The Sam Sheppard story is handled fairly showing strengths and weaknesses in the cases presented by both sides. What is obvious is that it was very mishandled, more so than the O.J. or Casey Anthony cases. There were many Civil Right violations and after ten years in prison the U.S. Supreme Court required a new trial. Dr. Sam was found innocent, however his past life was never returned to him and all the related family members suffered. We will never know whether he was really responsible for the death of his wife Marilyn or not. You will have to draw your own conclusions. For me, the most important part of the case was the influence of a newspaper owner and publisher on the arrest and first trial. Truly this was an evil man.
Cleveland past and present is very well handled. I do wish that more time had been spent on the great revival that has taken place in that city. We go from a "city of light" to a dark period of a city everyone would make jokes about on talk shows and in books. The city has gone through a great revival and this is to be celebrated.
Summer of Shadows gave me so much more! First, it is a great baseball book about the 1954 Cleveland Indians, the team that set the American League record for wins prior to flaming out in the World Series. Jonathan Knight captures the essence of the team and its journey, giving us enough in-game action without burying us in statistical detail. The author's gift for making scene and character come alive in tightly-written paragraphs is truly exceptional; the two chapters devoted to the doubleheader conquest of the evil Yankees are baseball writing at its best.
But Mr.

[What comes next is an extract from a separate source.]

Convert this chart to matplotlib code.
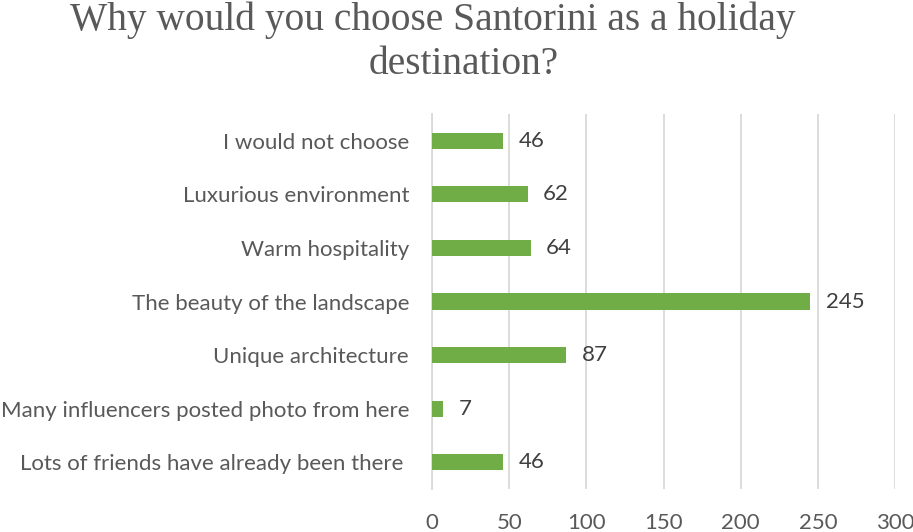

Knight does not limit his talents to the ultimately disappointing history of the Indians. That summer also featured the murder of the young wife of a physician by the name of Sam Sheppard, whose story gripped Cleveland as tightly as the pennant race. Knight uses this tragic but compelling tale of "newspaper justice" to draw attention to the elements that drove a once-great city ("The Best Location in the Nation") into moral and physical decline. The goal is ambitious, the challenge significant, but Mr. Knight pulls it off with aplomb. Never once did I feel that he was stretching too hard to weave these three superficially disparate themes together; instead, his mastery of narrative provides us with a tight, page-turning story that is difficult to put down and consistently stimulates thought and emotion. We enter a time of both innocence and naiveté at the start of 1954 and leave it with a greater understanding of the cultural causes behind Cleveland's tragic decline, much of which lies in the darker side of human nature.
There are few books I bother to re-read, but Summer of Shadows will definitely make that exclusive list.